Given records:
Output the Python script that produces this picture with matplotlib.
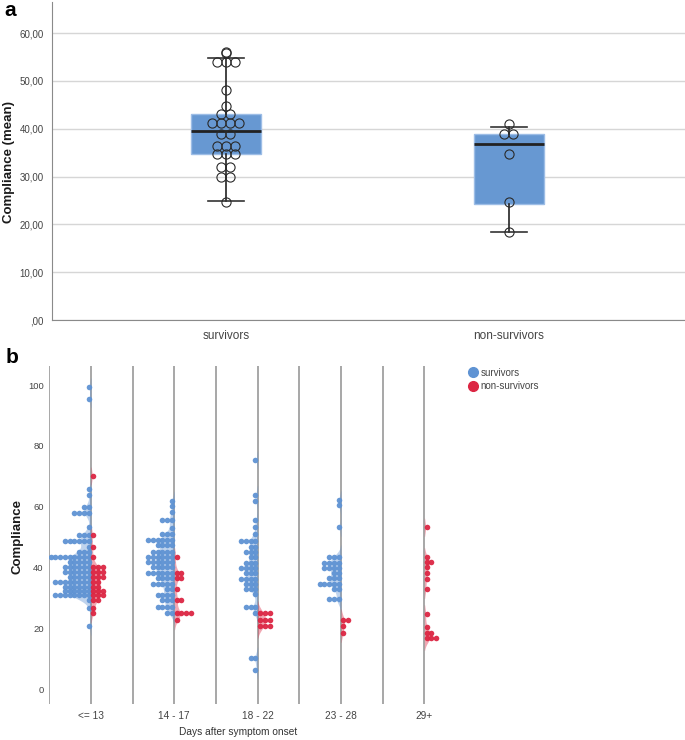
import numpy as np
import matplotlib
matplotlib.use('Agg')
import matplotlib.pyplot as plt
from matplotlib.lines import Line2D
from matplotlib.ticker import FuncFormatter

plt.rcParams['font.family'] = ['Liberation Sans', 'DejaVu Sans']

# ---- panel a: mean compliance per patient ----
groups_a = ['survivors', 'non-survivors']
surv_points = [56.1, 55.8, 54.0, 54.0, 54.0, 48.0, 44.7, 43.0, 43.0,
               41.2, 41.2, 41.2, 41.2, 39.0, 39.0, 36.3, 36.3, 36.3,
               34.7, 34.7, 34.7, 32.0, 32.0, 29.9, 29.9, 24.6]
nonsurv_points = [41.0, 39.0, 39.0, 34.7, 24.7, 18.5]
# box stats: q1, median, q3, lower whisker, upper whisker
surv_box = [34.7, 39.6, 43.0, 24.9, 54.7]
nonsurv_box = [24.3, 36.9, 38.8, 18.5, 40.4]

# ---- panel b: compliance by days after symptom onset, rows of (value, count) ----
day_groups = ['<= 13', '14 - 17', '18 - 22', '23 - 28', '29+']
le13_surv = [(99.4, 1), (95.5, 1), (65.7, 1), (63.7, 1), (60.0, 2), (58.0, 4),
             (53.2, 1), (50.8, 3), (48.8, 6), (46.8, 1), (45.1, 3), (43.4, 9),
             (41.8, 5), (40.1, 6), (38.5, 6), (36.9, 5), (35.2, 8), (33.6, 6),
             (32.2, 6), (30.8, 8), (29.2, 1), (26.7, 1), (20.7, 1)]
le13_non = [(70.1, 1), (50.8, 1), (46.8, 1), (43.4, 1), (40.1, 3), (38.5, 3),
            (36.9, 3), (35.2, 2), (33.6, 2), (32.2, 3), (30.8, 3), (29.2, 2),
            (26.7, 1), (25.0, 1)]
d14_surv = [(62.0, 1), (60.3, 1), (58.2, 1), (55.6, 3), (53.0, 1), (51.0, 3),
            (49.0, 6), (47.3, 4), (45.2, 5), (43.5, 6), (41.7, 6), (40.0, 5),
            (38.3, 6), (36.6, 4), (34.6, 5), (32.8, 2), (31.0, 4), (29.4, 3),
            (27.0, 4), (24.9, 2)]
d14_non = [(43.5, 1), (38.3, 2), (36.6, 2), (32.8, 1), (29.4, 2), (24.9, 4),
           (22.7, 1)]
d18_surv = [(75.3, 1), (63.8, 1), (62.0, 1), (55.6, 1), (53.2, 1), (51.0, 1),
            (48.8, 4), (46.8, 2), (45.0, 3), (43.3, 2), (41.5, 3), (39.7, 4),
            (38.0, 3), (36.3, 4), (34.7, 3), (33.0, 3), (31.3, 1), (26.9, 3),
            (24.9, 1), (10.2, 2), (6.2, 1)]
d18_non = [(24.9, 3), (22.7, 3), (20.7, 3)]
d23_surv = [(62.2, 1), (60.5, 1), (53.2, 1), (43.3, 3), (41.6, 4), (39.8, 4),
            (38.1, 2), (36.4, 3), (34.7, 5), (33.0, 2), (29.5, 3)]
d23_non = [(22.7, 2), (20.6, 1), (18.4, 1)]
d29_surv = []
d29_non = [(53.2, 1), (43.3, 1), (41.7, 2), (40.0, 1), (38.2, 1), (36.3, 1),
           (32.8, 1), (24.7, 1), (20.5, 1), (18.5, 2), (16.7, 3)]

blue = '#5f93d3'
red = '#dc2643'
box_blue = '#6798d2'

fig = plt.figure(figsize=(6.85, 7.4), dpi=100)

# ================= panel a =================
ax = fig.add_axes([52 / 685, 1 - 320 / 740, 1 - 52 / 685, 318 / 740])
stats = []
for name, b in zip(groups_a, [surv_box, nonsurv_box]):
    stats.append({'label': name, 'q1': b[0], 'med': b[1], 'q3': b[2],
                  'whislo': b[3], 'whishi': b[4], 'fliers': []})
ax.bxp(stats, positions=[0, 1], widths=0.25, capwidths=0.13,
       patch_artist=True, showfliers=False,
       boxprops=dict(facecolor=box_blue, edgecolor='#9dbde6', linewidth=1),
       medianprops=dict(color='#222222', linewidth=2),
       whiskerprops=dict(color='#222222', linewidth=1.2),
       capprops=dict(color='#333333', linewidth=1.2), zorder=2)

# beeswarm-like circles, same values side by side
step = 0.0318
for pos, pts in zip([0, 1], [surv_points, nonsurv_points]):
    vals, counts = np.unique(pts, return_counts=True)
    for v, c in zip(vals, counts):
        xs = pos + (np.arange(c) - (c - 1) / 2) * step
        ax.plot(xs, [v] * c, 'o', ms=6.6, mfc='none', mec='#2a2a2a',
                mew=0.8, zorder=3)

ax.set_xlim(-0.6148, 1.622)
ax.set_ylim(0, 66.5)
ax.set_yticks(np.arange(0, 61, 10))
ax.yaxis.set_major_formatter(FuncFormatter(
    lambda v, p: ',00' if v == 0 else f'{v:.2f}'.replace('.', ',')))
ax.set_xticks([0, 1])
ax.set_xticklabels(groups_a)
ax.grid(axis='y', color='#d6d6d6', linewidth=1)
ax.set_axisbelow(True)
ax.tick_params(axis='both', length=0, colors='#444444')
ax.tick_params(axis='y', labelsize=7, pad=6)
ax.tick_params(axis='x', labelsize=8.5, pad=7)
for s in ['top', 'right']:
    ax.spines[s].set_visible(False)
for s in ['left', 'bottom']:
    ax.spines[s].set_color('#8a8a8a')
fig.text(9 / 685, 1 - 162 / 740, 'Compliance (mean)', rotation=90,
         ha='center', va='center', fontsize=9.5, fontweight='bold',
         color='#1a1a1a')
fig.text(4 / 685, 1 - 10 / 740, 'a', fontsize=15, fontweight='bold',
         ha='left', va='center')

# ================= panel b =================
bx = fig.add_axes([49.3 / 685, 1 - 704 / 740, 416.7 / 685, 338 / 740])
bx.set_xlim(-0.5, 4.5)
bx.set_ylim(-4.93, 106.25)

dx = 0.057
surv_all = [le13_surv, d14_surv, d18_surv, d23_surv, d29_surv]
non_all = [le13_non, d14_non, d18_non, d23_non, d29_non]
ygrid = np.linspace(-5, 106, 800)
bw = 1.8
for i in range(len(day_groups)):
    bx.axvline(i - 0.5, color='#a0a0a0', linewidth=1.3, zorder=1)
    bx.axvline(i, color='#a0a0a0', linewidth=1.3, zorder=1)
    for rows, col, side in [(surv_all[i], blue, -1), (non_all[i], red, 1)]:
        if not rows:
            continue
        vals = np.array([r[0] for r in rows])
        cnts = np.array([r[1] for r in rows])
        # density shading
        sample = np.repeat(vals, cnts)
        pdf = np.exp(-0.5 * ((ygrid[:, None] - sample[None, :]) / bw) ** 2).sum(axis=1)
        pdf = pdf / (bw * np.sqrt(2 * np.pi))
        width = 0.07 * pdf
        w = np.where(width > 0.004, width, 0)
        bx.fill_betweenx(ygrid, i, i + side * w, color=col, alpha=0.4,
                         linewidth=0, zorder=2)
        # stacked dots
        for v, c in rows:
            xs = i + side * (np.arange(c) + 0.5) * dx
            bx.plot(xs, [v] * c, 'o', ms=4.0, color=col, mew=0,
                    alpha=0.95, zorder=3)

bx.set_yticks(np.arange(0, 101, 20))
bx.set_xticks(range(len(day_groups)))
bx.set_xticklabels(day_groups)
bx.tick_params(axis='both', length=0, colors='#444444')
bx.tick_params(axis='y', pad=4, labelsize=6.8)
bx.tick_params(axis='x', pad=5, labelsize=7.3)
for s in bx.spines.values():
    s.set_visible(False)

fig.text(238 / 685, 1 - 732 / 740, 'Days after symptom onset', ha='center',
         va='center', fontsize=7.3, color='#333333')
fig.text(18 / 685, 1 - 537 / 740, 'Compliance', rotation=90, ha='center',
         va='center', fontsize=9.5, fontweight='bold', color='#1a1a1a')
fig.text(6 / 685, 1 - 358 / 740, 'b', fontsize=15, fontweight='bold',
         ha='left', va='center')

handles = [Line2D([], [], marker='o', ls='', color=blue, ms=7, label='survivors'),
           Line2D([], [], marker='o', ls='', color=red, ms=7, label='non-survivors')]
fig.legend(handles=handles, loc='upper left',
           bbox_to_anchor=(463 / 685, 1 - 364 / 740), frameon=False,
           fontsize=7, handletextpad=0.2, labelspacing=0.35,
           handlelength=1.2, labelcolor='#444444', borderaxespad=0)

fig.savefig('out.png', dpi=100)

---

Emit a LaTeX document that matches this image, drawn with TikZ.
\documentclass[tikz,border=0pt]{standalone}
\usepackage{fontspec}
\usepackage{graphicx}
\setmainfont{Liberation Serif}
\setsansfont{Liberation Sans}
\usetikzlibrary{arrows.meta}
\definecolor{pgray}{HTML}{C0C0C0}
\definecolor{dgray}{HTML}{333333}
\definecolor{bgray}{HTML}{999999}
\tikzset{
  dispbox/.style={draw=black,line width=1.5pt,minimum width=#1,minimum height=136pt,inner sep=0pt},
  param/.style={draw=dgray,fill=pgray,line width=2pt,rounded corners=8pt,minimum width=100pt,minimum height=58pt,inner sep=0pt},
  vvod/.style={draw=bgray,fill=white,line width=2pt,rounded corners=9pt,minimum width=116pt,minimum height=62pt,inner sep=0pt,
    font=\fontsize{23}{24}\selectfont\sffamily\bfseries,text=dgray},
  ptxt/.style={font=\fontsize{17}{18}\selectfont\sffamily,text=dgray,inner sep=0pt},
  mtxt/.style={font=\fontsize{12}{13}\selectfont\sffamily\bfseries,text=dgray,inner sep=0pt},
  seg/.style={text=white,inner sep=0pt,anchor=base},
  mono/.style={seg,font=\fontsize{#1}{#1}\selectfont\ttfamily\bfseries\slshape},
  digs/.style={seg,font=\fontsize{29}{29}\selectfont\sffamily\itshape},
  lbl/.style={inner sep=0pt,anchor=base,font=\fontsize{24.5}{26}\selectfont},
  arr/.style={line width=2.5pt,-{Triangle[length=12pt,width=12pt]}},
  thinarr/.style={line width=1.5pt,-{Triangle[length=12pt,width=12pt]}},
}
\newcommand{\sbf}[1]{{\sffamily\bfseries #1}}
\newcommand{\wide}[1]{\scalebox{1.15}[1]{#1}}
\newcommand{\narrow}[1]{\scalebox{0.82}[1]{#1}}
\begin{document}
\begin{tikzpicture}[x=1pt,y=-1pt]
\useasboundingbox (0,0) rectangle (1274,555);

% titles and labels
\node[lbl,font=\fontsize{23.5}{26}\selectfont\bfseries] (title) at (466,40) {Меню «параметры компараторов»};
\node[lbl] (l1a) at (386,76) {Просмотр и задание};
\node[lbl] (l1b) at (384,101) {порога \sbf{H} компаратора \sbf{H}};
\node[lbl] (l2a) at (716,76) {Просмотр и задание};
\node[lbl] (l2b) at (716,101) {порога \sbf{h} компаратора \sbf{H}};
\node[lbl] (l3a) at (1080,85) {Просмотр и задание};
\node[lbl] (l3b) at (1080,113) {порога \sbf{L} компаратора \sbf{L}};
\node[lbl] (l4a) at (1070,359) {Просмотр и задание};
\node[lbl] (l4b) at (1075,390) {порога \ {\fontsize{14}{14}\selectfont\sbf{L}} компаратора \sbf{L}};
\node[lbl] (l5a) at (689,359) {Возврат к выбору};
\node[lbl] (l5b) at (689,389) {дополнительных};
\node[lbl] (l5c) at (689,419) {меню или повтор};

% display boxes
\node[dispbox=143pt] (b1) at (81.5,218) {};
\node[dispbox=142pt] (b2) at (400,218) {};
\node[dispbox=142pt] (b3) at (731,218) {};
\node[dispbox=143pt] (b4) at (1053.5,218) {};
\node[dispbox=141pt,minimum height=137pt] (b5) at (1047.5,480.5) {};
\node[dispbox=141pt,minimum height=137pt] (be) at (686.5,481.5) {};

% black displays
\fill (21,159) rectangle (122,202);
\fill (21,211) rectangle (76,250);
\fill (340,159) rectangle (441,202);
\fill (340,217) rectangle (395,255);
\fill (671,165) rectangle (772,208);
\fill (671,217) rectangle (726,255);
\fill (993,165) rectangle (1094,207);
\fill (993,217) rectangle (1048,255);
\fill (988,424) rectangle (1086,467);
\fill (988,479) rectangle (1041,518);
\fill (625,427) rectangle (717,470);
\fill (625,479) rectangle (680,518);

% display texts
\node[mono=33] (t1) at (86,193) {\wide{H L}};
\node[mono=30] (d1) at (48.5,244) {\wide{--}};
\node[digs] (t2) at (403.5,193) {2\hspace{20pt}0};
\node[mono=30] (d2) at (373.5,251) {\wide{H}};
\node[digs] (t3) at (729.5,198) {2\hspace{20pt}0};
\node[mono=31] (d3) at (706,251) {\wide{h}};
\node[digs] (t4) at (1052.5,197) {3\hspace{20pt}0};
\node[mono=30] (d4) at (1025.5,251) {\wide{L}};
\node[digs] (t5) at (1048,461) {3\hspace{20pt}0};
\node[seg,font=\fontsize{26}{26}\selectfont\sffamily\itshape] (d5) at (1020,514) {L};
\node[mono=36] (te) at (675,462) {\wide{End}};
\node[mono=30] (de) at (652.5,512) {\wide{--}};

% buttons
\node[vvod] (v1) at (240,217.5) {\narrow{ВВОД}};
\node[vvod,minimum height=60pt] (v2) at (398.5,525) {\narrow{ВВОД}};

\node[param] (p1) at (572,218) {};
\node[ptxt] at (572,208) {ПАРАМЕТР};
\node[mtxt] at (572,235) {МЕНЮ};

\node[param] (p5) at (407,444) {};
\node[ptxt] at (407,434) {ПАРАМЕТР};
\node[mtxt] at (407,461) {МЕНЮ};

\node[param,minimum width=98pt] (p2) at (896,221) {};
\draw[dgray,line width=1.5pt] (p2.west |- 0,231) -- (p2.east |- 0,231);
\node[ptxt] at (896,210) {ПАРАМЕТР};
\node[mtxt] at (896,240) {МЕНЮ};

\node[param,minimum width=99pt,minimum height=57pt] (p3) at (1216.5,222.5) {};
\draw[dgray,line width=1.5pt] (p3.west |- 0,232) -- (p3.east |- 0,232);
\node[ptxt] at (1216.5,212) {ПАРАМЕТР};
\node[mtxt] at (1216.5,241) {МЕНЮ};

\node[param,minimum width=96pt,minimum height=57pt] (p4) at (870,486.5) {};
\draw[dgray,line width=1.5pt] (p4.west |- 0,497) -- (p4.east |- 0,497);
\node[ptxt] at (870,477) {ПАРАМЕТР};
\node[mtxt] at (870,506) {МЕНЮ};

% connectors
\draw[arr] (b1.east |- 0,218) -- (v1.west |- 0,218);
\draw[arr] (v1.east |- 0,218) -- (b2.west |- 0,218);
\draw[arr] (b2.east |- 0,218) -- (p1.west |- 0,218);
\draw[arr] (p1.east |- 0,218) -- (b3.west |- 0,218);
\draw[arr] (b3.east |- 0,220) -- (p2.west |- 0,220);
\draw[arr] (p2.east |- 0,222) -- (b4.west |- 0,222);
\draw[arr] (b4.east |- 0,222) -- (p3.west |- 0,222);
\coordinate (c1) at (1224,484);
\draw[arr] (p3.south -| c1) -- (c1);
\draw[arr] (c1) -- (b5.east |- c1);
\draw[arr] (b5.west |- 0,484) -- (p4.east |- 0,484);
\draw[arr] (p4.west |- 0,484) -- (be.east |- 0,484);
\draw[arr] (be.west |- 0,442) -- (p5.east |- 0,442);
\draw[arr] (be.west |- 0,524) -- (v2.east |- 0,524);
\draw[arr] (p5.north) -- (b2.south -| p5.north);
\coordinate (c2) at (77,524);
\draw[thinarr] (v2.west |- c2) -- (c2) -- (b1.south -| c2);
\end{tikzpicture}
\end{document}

The problem: Copy the part that starts at the line with "Output the Python" and finishes at the line with "plt.rcParams['font.family'] = ['Liberation", both included, and nothing more. Pictures are left out.

Response below:
Output the Python script that produces this picture with matplotlib.
import numpy as np
import matplotlib
matplotlib.use('Agg')
import matplotlib.pyplot as plt
from matplotlib.lines import Line2D
from matplotlib.ticker import FuncFormatter

plt.rcParams['font.family'] = ['Liberation Sans', 'DejaVu Sans']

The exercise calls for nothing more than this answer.